At the Leonardo Plaza, Mr Harel and some 300 survivors from Kisufim – half a mile from the Gaza fence, and lying close to the outdoor festival where hundreds were massacred – huddle together in groups after being evacuated. 

The Israeli government is funding their stay in the hotel, which is more used to welcoming tourists visiting the Dead Sea, the nearby salt lake famous for its rejuvenating mud treatments.

Nothing like that can help. Across the hotel lobby where I am writing this, a grandmother sobs as a younger woman tenderly strokes her arm. A group of parents are angrily swapping horror stories, jabbing the air with their fingers. Others just hug silently. But all around, children are gleefully chasing each other apparently oblivious to the fury and drama.

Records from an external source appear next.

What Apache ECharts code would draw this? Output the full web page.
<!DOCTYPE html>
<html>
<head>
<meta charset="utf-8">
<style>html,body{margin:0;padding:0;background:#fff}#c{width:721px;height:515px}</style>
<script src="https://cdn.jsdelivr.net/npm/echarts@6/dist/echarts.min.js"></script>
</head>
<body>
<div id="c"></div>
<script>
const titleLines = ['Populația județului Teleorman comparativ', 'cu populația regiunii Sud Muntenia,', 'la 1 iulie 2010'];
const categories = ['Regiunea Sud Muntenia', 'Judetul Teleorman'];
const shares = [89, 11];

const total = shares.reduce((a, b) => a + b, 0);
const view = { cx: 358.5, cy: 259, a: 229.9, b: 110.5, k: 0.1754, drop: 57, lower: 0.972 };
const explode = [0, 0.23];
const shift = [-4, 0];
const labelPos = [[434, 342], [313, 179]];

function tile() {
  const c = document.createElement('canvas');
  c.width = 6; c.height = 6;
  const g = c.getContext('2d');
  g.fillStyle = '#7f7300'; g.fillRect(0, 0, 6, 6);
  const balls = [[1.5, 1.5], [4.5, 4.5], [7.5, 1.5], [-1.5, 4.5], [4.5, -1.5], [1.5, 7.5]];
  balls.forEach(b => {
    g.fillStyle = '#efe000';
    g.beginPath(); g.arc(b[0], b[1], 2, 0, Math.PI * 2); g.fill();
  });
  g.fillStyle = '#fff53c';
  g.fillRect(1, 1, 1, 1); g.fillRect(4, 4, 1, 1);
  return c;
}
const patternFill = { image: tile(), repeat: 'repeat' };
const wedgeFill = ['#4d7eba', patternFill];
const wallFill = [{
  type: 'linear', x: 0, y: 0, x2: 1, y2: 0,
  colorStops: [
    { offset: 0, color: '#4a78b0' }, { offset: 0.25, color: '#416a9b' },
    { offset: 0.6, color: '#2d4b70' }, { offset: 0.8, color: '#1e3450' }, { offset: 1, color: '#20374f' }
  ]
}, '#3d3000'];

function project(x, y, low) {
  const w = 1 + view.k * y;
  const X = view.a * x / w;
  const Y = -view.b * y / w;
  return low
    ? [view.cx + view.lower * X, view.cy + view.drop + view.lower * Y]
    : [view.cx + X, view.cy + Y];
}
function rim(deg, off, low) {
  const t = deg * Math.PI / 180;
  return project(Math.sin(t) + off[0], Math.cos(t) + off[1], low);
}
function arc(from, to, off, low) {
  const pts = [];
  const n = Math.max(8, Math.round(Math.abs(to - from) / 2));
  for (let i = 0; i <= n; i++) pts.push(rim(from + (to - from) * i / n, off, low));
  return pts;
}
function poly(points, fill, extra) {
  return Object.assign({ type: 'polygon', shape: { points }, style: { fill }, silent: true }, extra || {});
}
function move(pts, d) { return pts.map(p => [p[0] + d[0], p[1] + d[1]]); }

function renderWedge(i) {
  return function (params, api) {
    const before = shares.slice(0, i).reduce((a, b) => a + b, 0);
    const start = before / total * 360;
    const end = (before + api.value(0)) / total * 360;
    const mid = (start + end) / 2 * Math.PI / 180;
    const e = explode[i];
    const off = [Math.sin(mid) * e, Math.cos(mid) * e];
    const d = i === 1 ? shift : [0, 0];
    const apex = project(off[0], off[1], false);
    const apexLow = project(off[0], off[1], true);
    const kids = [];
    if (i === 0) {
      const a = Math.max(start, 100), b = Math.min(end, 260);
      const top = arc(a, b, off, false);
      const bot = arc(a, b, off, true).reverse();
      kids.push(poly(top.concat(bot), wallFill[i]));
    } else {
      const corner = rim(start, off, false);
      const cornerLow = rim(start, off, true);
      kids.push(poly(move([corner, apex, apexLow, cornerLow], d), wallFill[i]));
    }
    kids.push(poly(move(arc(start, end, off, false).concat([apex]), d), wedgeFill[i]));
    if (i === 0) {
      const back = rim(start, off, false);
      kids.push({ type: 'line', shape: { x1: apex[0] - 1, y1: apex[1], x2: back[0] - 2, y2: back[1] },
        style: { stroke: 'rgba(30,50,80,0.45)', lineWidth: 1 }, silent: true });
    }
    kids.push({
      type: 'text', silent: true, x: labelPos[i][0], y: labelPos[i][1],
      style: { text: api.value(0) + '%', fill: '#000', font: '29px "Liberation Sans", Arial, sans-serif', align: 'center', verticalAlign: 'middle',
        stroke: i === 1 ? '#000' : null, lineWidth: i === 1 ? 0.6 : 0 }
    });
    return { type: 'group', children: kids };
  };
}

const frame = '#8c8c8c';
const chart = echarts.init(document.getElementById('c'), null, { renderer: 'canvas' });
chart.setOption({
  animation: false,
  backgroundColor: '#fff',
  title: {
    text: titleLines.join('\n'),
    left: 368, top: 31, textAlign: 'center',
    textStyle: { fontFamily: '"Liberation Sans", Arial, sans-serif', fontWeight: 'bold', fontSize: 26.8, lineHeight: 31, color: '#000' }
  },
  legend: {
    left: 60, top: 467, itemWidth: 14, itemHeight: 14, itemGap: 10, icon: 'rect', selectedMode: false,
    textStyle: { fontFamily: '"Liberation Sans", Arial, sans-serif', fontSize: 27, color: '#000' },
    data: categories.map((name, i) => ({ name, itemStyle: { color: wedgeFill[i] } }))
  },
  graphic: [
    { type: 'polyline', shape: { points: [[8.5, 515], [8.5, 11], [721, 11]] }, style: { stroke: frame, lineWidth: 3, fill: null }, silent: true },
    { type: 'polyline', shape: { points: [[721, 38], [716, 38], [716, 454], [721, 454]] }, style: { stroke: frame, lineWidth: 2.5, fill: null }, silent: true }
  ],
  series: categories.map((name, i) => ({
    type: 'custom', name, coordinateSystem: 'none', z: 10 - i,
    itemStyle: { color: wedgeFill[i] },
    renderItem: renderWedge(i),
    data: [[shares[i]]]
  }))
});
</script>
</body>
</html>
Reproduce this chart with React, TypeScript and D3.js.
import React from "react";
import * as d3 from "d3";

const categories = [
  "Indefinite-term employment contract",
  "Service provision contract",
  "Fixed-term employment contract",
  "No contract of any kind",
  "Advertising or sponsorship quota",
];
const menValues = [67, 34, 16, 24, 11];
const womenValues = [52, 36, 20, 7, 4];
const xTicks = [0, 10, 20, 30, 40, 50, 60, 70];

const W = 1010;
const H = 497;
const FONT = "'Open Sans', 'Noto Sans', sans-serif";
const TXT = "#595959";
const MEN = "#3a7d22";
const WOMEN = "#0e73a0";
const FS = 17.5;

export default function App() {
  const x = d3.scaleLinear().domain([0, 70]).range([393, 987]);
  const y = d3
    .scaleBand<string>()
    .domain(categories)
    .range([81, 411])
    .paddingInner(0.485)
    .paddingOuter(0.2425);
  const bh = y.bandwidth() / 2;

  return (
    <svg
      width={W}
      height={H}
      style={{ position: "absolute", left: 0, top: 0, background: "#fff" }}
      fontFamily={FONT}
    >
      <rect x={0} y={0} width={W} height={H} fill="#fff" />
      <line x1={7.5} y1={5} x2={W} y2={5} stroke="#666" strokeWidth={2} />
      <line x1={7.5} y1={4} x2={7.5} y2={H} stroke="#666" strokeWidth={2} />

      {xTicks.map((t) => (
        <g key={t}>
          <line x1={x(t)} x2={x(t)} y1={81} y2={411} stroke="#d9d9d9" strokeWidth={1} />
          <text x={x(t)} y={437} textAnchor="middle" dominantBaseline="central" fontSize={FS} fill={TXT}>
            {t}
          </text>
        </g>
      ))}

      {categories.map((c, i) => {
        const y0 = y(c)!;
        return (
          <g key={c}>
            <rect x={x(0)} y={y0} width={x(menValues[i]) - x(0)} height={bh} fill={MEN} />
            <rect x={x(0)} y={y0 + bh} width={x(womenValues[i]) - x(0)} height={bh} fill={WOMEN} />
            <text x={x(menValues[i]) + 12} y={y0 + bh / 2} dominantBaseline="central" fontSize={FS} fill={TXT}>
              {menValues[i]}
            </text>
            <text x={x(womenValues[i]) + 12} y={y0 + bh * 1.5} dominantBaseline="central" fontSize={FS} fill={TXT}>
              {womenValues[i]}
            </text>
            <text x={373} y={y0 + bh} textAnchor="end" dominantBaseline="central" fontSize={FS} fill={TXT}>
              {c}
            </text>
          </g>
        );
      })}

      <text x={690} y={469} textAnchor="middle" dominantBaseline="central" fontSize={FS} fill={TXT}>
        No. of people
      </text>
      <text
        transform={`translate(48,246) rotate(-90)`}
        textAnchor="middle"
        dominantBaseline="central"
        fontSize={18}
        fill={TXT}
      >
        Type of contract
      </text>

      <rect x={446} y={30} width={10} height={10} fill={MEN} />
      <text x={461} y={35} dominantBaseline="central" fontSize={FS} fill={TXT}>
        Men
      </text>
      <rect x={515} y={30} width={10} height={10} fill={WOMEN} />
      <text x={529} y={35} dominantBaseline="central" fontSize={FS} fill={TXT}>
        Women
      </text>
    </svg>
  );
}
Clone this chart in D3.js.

And in a surreal juxtaposition, two clowns recently showed up in brightly coloured bobble hats to entertain the youngsters, while a flautist is performing a calming melody. Every so often, locals arrive bearing cardboard boxes of donated clothes and toys – filling the hotel’s restaurant.

Benny Hason, a 66-year-old veteran of the kibbutz, goes around consoling people table by table. He said: ‘They were stalking outside our houses, shouting ‘Slaughter the Jews’ in Arabic and firing guns and shotguns.

‘They were throwing grenades into people’s houses. Most people had got into their shelters and locked the doors – but the terrorists were trying to blast open the doors with their bombs. Not everyone was lucky. Today our community is smaller.’